Given task: In the listing that follows, the range to quote begins at the line that has "Recreate this image" and ends after the line that has "(3,1) foreach \k"; quote it verbatim and add nothing.

>> start Material provided

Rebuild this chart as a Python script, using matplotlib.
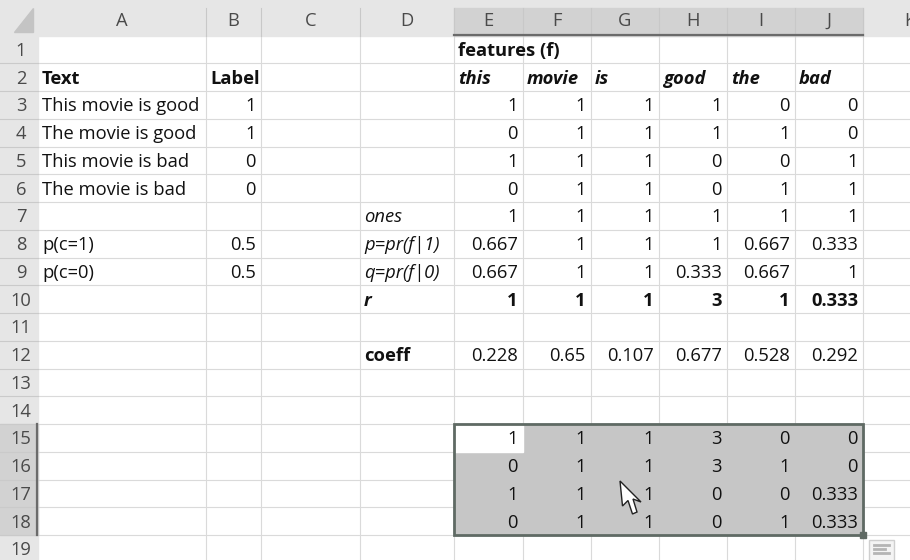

>> end Material provided
>> start Material provided

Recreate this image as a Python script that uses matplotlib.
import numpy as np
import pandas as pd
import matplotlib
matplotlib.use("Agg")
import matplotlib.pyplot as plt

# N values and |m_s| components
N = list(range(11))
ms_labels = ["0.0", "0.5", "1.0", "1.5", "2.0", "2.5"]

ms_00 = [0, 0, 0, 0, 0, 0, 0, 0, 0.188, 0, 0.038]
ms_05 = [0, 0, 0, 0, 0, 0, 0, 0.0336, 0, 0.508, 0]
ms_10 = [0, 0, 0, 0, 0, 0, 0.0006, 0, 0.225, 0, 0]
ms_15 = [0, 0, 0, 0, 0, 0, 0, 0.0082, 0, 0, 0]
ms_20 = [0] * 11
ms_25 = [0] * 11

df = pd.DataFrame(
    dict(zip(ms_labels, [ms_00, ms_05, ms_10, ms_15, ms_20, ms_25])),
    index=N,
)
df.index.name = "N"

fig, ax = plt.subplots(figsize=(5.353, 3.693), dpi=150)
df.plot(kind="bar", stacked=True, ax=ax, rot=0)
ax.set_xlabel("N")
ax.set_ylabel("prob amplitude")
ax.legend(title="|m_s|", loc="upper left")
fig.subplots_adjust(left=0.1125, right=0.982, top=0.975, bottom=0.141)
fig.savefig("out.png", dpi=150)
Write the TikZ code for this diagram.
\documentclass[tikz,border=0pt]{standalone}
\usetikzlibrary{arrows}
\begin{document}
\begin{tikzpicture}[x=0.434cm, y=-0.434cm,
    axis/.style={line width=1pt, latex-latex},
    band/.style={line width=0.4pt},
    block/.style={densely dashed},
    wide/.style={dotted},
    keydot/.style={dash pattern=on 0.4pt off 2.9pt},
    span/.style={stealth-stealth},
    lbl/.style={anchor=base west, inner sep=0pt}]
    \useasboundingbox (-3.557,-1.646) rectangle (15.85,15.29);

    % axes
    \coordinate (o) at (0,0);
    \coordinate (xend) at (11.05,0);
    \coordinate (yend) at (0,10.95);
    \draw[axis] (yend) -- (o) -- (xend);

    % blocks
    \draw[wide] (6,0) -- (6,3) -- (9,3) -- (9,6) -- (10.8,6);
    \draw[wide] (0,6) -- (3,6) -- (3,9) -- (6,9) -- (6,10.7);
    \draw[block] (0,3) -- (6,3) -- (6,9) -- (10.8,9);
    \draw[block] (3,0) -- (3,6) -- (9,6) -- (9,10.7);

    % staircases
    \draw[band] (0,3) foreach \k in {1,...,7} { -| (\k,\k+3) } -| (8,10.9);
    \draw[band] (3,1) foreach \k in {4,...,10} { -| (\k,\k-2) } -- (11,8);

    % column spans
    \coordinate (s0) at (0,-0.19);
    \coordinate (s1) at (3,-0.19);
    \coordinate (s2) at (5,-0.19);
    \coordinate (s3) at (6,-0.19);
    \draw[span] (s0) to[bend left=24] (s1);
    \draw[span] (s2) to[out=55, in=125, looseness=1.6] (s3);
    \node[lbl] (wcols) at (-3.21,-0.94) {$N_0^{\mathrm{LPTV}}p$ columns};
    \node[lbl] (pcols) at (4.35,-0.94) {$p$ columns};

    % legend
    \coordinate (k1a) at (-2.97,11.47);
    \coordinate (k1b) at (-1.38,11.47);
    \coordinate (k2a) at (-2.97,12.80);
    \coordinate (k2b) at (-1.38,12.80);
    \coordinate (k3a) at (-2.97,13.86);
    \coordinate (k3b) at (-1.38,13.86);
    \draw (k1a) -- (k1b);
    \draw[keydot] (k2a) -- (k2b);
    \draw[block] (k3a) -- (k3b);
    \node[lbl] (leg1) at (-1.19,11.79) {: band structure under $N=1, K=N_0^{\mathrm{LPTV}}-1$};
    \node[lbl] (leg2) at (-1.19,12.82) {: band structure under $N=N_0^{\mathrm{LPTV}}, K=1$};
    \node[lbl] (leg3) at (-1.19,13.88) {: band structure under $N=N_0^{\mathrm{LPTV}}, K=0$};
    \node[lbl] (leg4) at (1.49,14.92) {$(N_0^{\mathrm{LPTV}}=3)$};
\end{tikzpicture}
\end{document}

>> end Material provided

Expected answer:
Recreate this image as a Python script that uses matplotlib.
import numpy as np
import pandas as pd
import matplotlib
matplotlib.use("Agg")
import matplotlib.pyplot as plt

# N values and |m_s| components
N = list(range(11))
ms_labels = ["0.0", "0.5", "1.0", "1.5", "2.0", "2.5"]

ms_00 = [0, 0, 0, 0, 0, 0, 0, 0, 0.188, 0, 0.038]
ms_05 = [0, 0, 0, 0, 0, 0, 0, 0.0336, 0, 0.508, 0]
ms_10 = [0, 0, 0, 0, 0, 0, 0.0006, 0, 0.225, 0, 0]
ms_15 = [0, 0, 0, 0, 0, 0, 0, 0.0082, 0, 0, 0]
ms_20 = [0] * 11
ms_25 = [0] * 11

df = pd.DataFrame(
    dict(zip(ms_labels, [ms_00, ms_05, ms_10, ms_15, ms_20, ms_25])),
    index=N,
)
df.index.name = "N"

fig, ax = plt.subplots(figsize=(5.353, 3.693), dpi=150)
df.plot(kind="bar", stacked=True, ax=ax, rot=0)
ax.set_xlabel("N")
ax.set_ylabel("prob amplitude")
ax.legend(title="|m_s|", loc="upper left")
fig.subplots_adjust(left=0.1125, right=0.982, top=0.975, bottom=0.141)
fig.savefig("out.png", dpi=150)
Write the TikZ code for this diagram.
\documentclass[tikz,border=0pt]{standalone}
\usetikzlibrary{arrows}
\begin{document}
\begin{tikzpicture}[x=0.434cm, y=-0.434cm,
    axis/.style={line width=1pt, latex-latex},
    band/.style={line width=0.4pt},
    block/.style={densely dashed},
    wide/.style={dotted},
    keydot/.style={dash pattern=on 0.4pt off 2.9pt},
    span/.style={stealth-stealth},
    lbl/.style={anchor=base west, inner sep=0pt}]
    \useasboundingbox (-3.557,-1.646) rectangle (15.85,15.29);

    % axes
    \coordinate (o) at (0,0);
    \coordinate (xend) at (11.05,0);
    \coordinate (yend) at (0,10.95);
    \draw[axis] (yend) -- (o) -- (xend);

    % blocks
    \draw[wide] (6,0) -- (6,3) -- (9,3) -- (9,6) -- (10.8,6);
    \draw[wide] (0,6) -- (3,6) -- (3,9) -- (6,9) -- (6,10.7);
    \draw[block] (0,3) -- (6,3) -- (6,9) -- (10.8,9);
    \draw[block] (3,0) -- (3,6) -- (9,6) -- (9,10.7);

    % staircases
    \draw[band] (0,3) foreach \k in {1,...,7} { -| (\k,\k+3) } -| (8,10.9);
    \draw[band] (3,1) foreach \k in {4,...,10} { -| (\k,\k-2) } -- (11,8);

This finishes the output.